Three men plead guilty in Britain, admitting they ran an illegal website that helped other hackers bypass people’s multi-step authentication for their bank.

The hackers would use online phishing schemes to trick users into getting their important credentials. Finally, they’d use the stolen data to obtain multi-authentication codes and sell that on their website.

This fraud-as-a-service scheme used a multi-tiered payment system. The more someone pays, the more sensitive codes they’d get access to. For £30 a month, they’d get access to accounts on financial platforms like HSBC, Lloyds, or Manzo. Investing £380 would get them verification codes for Visa and Mastercard.

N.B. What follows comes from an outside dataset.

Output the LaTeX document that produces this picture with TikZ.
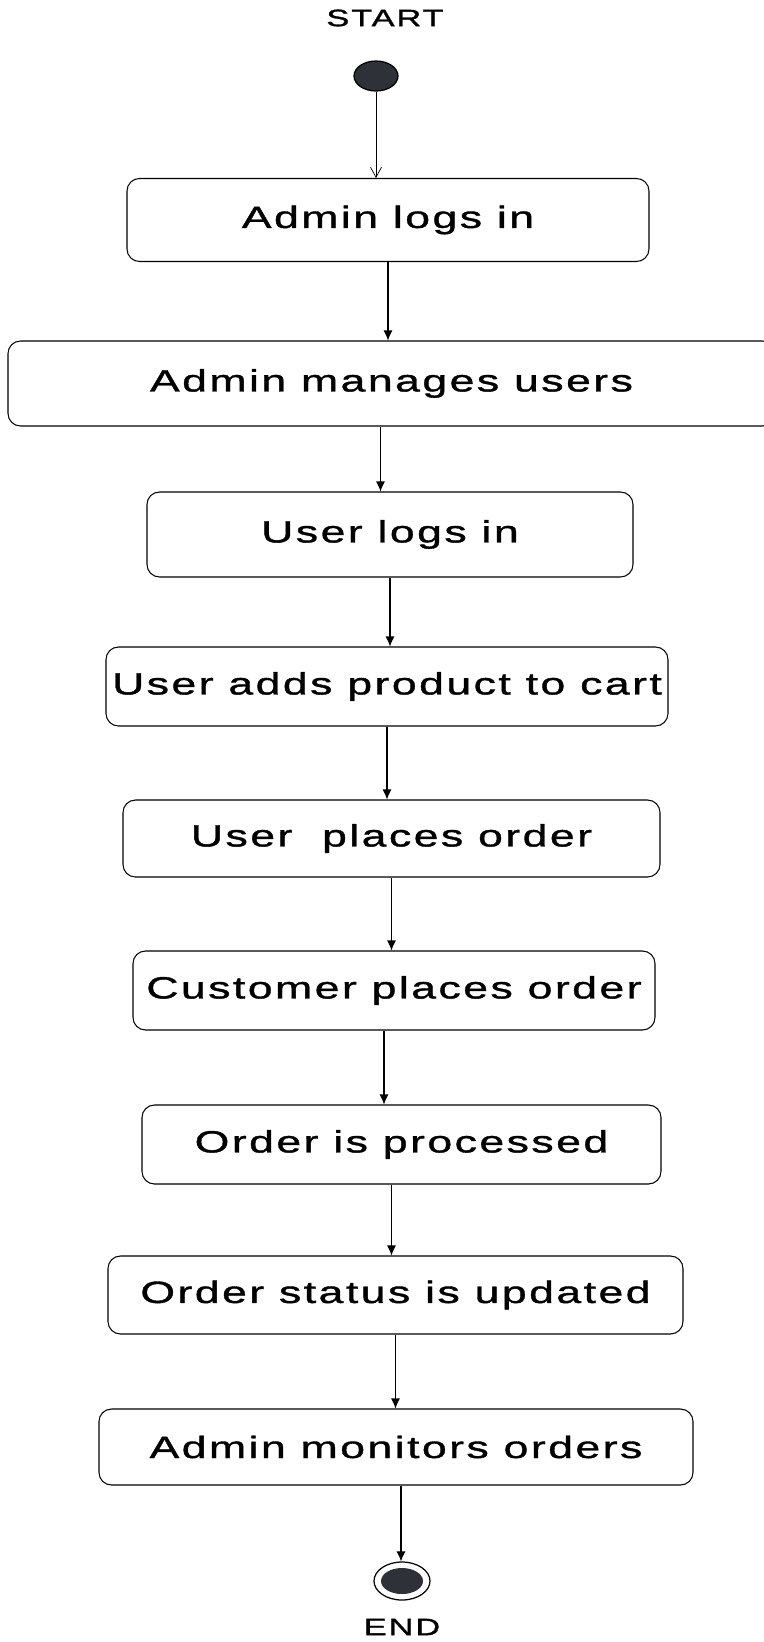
\documentclass[tikz,border=0pt]{standalone}
\usepackage{fontspec}
\setmainfont{Liberation Sans}[FakeStretch=1.45, LetterSpace=8, FakeBold=1.2]
\usetikzlibrary{shapes.geometric,arrows.meta}
\definecolor{dotgray}{HTML}{2E3138}

\begin{document}
\begin{tikzpicture}[
		actbox/.style={draw, rounded corners=0.25cm, line width=0.6pt, inner sep=0pt, align=center, font=\fontsize{17.5}{20}\selectfont},
		flow/.style={-{Latex[length=0.2cm,width=0.18cm]}, line width=0.6pt},
		endlabel/.style={font=\fontsize{13.5}{16}\selectfont}
	]
				\useasboundingbox (0,0) rectangle (15.26,-32.84);

				\node (startlabel) [endlabel] at (7.70,-0.36) {START};
				\node (startdot) [ellipse, draw, fill=dotgray, line width=0.7pt, minimum width=0.88cm, minimum height=0.6cm, inner sep=0pt] at (7.52,-1.52) {};

				\node (login) [actbox, minimum width=10.44cm, minimum height=1.66cm] at (7.76,-4.40) {Admin logs in};
				\node (manage) [actbox, minimum width=15.34cm, minimum height=1.70cm] at (7.83,-7.67) {Admin manages users};
				\node (userlogin) [actbox, minimum width=9.72cm, minimum height=1.70cm] at (7.80,-10.69) {User logs in};
				\node (addcart) [actbox, minimum width=11.24cm, minimum height=1.58cm] at (7.74,-13.73) {User adds product to cart};
				\node (userorder) [actbox, minimum width=10.74cm, minimum height=1.54cm] at (7.83,-16.77) {User\ \ places order};
				\node (custorder) [actbox, minimum width=10.44cm, minimum height=1.58cm] at (7.88,-19.81) {Customer places order};
				\node (process) [actbox, minimum width=10.38cm, minimum height=1.58cm] at (8.03,-22.89) {Order is processed};
				\node (status) [actbox, minimum width=11.50cm, minimum height=1.56cm] at (7.91,-25.90) {Order status is updated};
				\node (monitor) [actbox, minimum width=11.88cm, minimum height=1.52cm] at (7.92,-28.94) {Admin monitors orders};

				\node (enddot) [ellipse, draw, line width=0.7pt, minimum width=1.12cm, minimum height=0.76cm, inner sep=0pt,
					path picture={\fill[dotgray] (path picture bounding box.center) ellipse (0.42cm and 0.26cm);}] at (8.04,-31.62) {};
				\node (endlabel) [endlabel] at (8.04,-32.54) {END};

				\draw[-{Straight Barb[length=0.2cm,width=0.22cm]}, line width=0.4pt] (startdot.south) -- (startdot.south |- login.north);
				\draw[flow] (login.south) -- (login.south |- manage.north);
				\draw[flow] ([xshift=-0.22cm]manage.south) -- ([xshift=-0.22cm]manage.south |- userlogin.north);
				\draw[flow] (userlogin.south) -- (userlogin.south |- addcart.north);
				\draw[flow] (addcart.south) -- (addcart.south |- userorder.north);
				\draw[flow] (userorder.south) -- (userorder.south |- custorder.north);
				\draw[flow] ([xshift=-0.2cm]custorder.south) -- ([xshift=-0.2cm]custorder.south |- process.north);
				\draw[flow] ([xshift=-0.2cm]process.south) -- ([xshift=-0.2cm]process.south |- status.north);
				\draw[flow] (status.south) -- (status.south |- monitor.north);
				\draw[flow] ([xshift=0.1cm]monitor.south) -- ([xshift=0.1cm]monitor.south |- enddot.north);
\end{tikzpicture}
\end{document}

“NCA cyber investigators began probing the website in June 2020 and believe over 12,500 members of the public were targeted between September 2019 and March 2021,” the UK National Crime Agency (NCA) wrote in a press release.

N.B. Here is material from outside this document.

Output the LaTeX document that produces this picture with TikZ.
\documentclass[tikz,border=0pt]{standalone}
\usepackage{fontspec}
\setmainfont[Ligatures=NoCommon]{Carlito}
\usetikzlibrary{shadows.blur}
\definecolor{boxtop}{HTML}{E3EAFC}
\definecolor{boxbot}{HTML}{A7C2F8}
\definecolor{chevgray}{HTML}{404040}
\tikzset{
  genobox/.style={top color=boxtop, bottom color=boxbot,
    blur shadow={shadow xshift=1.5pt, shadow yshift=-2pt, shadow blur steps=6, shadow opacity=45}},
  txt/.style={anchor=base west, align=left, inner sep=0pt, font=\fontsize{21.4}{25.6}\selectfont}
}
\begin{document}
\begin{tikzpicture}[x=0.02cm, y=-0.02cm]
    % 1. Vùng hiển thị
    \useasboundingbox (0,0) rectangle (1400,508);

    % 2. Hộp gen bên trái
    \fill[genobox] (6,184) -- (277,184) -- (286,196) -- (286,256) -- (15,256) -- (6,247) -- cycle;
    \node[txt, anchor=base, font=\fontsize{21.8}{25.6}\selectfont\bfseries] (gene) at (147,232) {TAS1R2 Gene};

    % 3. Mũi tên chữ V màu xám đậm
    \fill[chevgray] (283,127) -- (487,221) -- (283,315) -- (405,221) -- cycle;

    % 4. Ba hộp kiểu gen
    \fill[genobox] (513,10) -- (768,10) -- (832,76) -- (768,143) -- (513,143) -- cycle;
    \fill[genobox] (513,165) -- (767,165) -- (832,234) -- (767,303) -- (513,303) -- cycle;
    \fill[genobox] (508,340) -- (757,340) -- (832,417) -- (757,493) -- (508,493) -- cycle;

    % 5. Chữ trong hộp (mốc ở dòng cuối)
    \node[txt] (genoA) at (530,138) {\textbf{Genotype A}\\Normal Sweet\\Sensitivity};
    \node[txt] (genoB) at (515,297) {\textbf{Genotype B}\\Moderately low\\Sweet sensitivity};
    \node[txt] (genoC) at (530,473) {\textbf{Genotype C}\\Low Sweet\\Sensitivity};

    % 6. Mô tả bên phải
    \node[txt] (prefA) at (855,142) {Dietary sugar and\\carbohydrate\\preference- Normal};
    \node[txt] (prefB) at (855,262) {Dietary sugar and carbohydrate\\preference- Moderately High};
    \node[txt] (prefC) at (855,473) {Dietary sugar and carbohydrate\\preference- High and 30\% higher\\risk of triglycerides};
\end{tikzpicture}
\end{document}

While there are no current specifics for how much money the group made, based on subscription prices and the user base, they could have made anywhere from £30,000 to £7.9 million.

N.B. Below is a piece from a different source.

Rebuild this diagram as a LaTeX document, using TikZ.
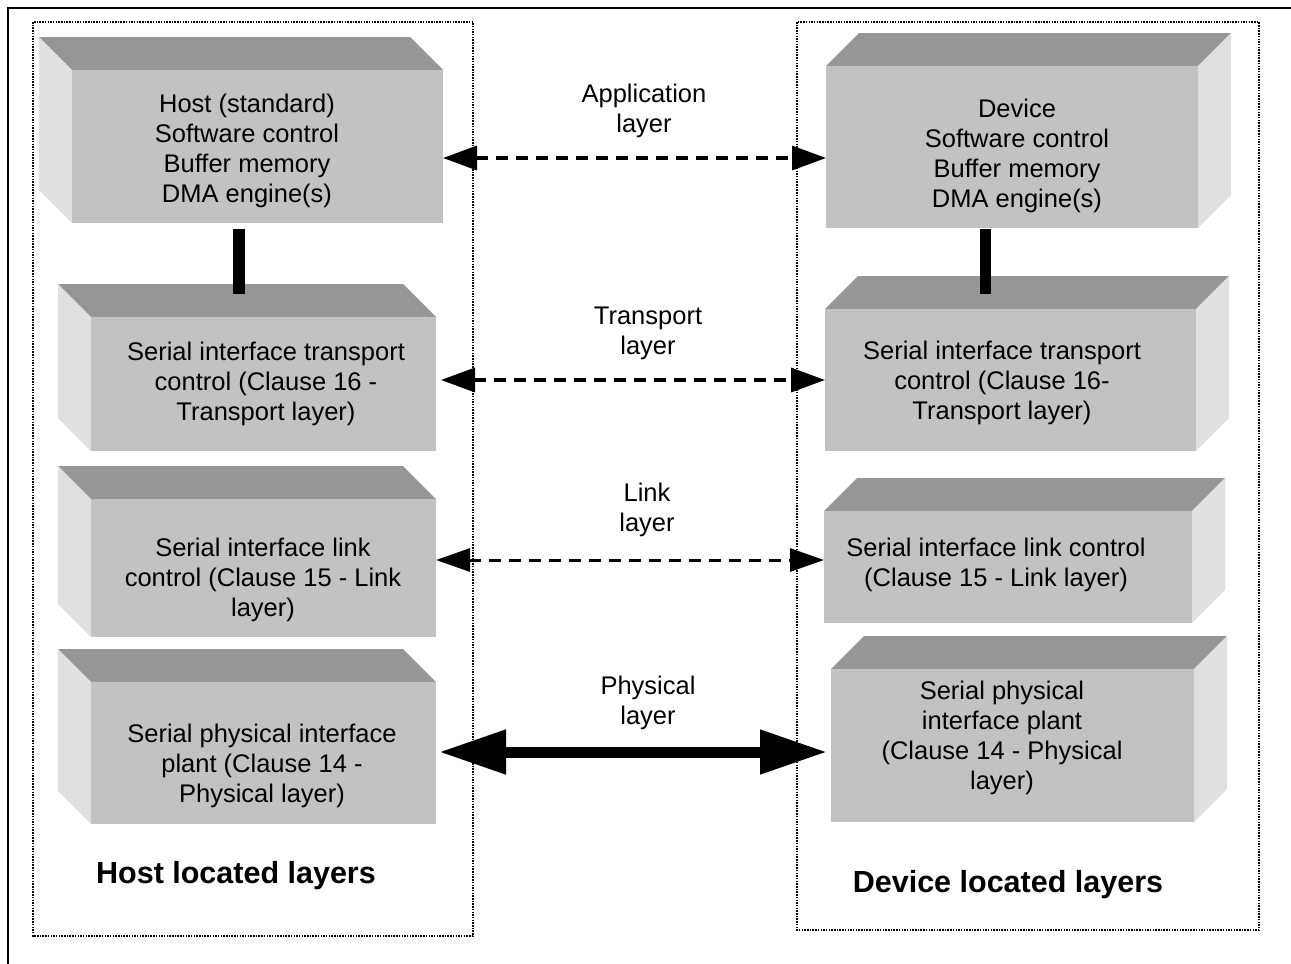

Police obtained definitive proof of their involvement after obtaining a Telegram chat between the men where they regularly discussed the business. The following is a portion of a conversation between Ijayasidhurshan Vijayanathan, Callum Picari and Aza Siddeeque.

Picari: “They went to our first ever msg” …We look incriminating”…”if we shut down”…”I say delete the chat”…”Our chat is Fraud 100%”

Vijayanathan: “Everyone with a brain will tell you stop it here and move on”

Picari: “Just because we close it doesn’t mean we didn’t do it”…”But deleting our chat”…”Will f*^k their investigations”…”There’s nothing fraudulent on the site”

The trio awaits sentencing on Nov 2, 2024. They’re currently held at Snaresbrook Crown Court.